To meet these challenges, three different types of vegetative sections were developed based on the location of the creek with the roadway, residences, sanitary sewer line and existing sea wall. Where there was enough horizontal space to install a vegetative slope, the standard design of a sacked gabion at the toe of slope and coir log to transition to vegetation reinforced with a permanent turf reinforcement mat was utilized. The velocity of the drain was 10 ft/s; therefore, in the bend areas, a soil confinement mechanism, GeoWeb, was installed to maintain the soil bed to prevent erosion at the toe of slope or further movement of sediment. Other areas of the project were much more complicated than these gentle slopes.
In the areas with limited space for grade changes, vegetative wall systems were investigated.
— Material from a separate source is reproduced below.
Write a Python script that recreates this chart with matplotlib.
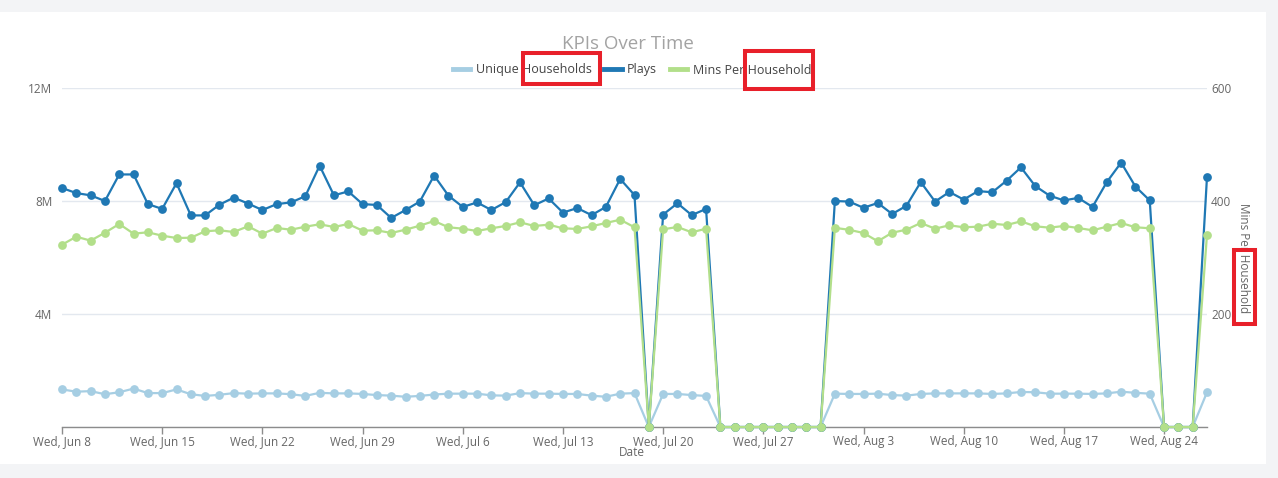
import matplotlib
matplotlib.use('Agg')
import matplotlib.pyplot as plt
import pandas as pd
from matplotlib.lines import Line2D
from matplotlib.patches import Rectangle

plt.rcParams['font.family'] = ['Open Sans', 'DejaVu Sans']

# ---------------- data ----------------
start_date = '2022-06-08'
n_days = 81

unique_households_m = [
    1.33, 1.25, 1.27, 1.16, 1.23, 1.36, 1.20, 1.20, 1.33, 1.16,
    1.10, 1.14, 1.20, 1.18, 1.19, 1.19, 1.16, 1.10, 1.21, 1.19,
    1.19, 1.17, 1.13, 1.11, 1.07, 1.10, 1.15, 1.18, 1.18, 1.18,
    1.12, 1.11, 1.20, 1.18, 1.18, 1.17, 1.17, 1.11, 1.07, 1.18,
    1.20, 0.0, 1.17, 1.17, 1.13, 1.10, 0.0, 0.0, 0.0, 0.0,
    0.0, 0.0, 0.0, 0.0, 1.18, 1.17, 1.17, 1.18, 1.13, 1.11,
    1.17, 1.19, 1.19, 1.19, 1.19, 1.17, 1.19, 1.24, 1.23, 1.18,
    1.18, 1.18, 1.17, 1.19, 1.25, 1.21, 1.18, 0.0, 0.0, 0.0,
    1.23,
]

plays_m = [
    8.46, 8.28, 8.20, 8.00, 8.94, 8.94, 7.89, 7.72, 8.63, 7.49,
    7.49, 7.87, 8.12, 7.91, 7.68, 7.89, 7.95, 8.17, 9.25, 8.20,
    8.34, 7.89, 7.86, 7.40, 7.68, 7.98, 8.90, 8.19, 7.79, 7.95,
    7.68, 7.96, 8.66, 7.85, 8.09, 7.59, 7.75, 7.50, 7.79, 8.78,
    8.21, 0.0, 7.52, 7.92, 7.50, 7.72, 0.0, 0.0, 0.0, 0.0,
    0.0, 0.0, 0.0, 0.0, 8.00, 7.98, 7.76, 7.93, 7.54, 7.83,
    8.67, 7.98, 8.32, 8.05, 8.35, 8.31, 8.72, 9.19, 8.53, 8.19,
    8.02, 8.11, 7.79, 8.67, 9.36, 8.51, 8.02, 0.0, 0.0, 0.0,
    8.86,
]

mins_per_household = [
    322.7, 336.8, 329.8, 343.9, 359.3, 342.2, 344.6, 338.6, 334.5, 335.0,
    346.4, 348.1, 345.2, 355.2, 342.2, 352.2, 349.2, 354.5, 358.8, 354.0,
    359.3, 347.5, 348.1, 343.4, 349.2, 356.3, 364.6, 353.5, 351.0, 346.9,
    351.7, 355.8, 362.3, 355.8, 358.1, 351.7, 350.5, 355.2, 361.1, 366.9,
    353.5, 0.0, 349.9, 354.0, 344.6, 351.0, 0.0, 0.0, 0.0, 0.0,
    0.0, 0.0, 0.0, 0.0, 352.5, 349.0, 343.4, 328.7, 343.9, 349.2,
    361.1, 351.0, 357.0, 353.5, 354.5, 359.8, 357.5, 364.0, 355.2, 352.8,
    355.8, 352.2, 348.1, 354.5, 361.1, 353.5, 351.7, 0.0, 0.0, 0.0,
    340.4,
]

series_names = ['Unique Households', 'Plays', 'Mins Per Household']
series_colors = ['#a6cee3', '#1f78b4', '#b2df8a']

tick_labels = ['Wed, Jun 8', 'Wed, Jun 15', 'Wed, Jun 22', 'Wed, Jun 29',
               'Wed, Jul 6', 'Wed, Jul 13', 'Wed, Jul 20', 'Wed, Jul 27',
               'Wed, Aug 3', 'Wed, Aug 10', 'Wed, Aug 17', 'Wed, Aug 24']
left_ticks = [0, 4, 8, 12]
left_labels = ['', '4M', '8M', '12M']
right_ticks = [0, 200, 400, 600]
right_labels = ['', '200', '400', '600']

dates = pd.date_range(start_date, periods=n_days, freq='D')
tick_dates = pd.date_range(start_date, periods=len(tick_labels), freq='7D')

# ---------------- figure ----------------
W, H = 1278, 478
fig = plt.figure(figsize=(W / 100, H / 100), dpi=100)
fig.patch.set_facecolor('#f3f4f6')
fig.add_artist(Rectangle((0, 14 / H), 1266 / W, (464 - 12) / H,
                         transform=fig.transFigure, facecolor='white',
                         edgecolor='none', zorder=-10))

ax = fig.add_axes([62 / W, 1 - 427 / H, (1207 - 62) / W, (427 - 88) / H])
ax.set_facecolor('none')
ax2 = ax.twinx()

ms = 6.3
lw = 1.6
ax.plot(dates, unique_households_m, color=series_colors[0], lw=lw,
        marker='o', ms=ms, mew=0, zorder=3, clip_on=False)
ax.plot(dates, plays_m, color=series_colors[1], lw=lw,
        marker='o', ms=ms, mew=0, zorder=4, clip_on=False)
ax2.plot(dates, mins_per_household, color=series_colors[2], lw=lw,
         marker='o', ms=ms, mew=0, zorder=5, clip_on=False)

ax.set_xlim(dates[0], dates[-1])
ax.set_ylim(0, 12)
ax2.set_ylim(0, 600)

ax.set_yticks(left_ticks)
ax.set_yticklabels(left_labels)
ax2.set_yticks(right_ticks)
ax2.set_yticklabels(right_labels)
ax.set_xticks(tick_dates)
ax.set_xticklabels(tick_labels)

ax.set_axisbelow(True)
ax.grid(axis='y', color='#e3e8ef', lw=1)
ax.grid(axis='x', visible=False)

for s in ['top', 'left', 'right']:
    ax.spines[s].set_visible(False)
    ax2.spines[s].set_visible(False)
ax2.spines['bottom'].set_visible(False)
ax.spines['bottom'].set_color('#8c8c8c')
ax.spines['bottom'].set_linewidth(1)

ax.tick_params(axis='y', length=0, pad=7, labelcolor='#666666', labelsize=8.5)
ax2.tick_params(axis='y', length=0, pad=3, labelcolor='#666666', labelsize=8.5)
ax.tick_params(axis='x', length=5, width=1, color='#8c8c8c', pad=0.5,
               labelcolor='#666666', labelsize=8.5)

# texts
fig.text(628 / W, 1 - 44 / H, 'KPIs Over Time', ha='center', va='center',
         fontsize=13.5, color='#a3a3a3')
fig.text(632 / W, 1 - 453 / H, 'Date', ha='center', va='center',
         fontsize=8.5, color='#666666')
fig.text(1244 / W, 1 - 258 / H, 'Mins Per Household', ha='center', va='center',
         rotation=-90, fontsize=8.5, color='#666666')

handles = [Line2D([0], [0], color=c, lw=3.5) for c in series_colors]
fig.legend(handles, series_names, loc='center',
           bbox_to_anchor=(632 / W, 1 - 70 / H), ncol=3, frameon=False,
           fontsize=9, handlelength=1.4, handletextpad=0.45,
           columnspacing=1.0, labelcolor='#444444')

# red highlight boxes
def red_box(x0, y0, x1, y1):
    fig.add_artist(Rectangle((x0 / W, 1 - y1 / H), (x1 - x0) / W, (y1 - y0) / H,
                             transform=fig.transFigure, fill=False,
                             edgecolor='#e8202a', lw=2.9, zorder=20))

red_box(523, 53, 600, 84)
red_box(745, 51, 813, 89)
red_box(1234, 250, 1255, 324)

fig.savefig('out.png', dpi=100, facecolor=fig.get_facecolor())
The standard wall heights required were either 4’ or 10’ tall. After comparing several options, BF&S decided to pursue with a GeoWeb wall due to its superior drainage capabilities, natural appeal and limited future maintenance. Each wall was protected at the toe with a sacked gabion, 12” diameter 9 lb/ft3 density coir log and a permanent turf reinforcement mat.
The City of Richmond was extremely pleased with the ease of construction of these systems as well as finished appeal. Since construction, the systems have withstood several flood events without any complications.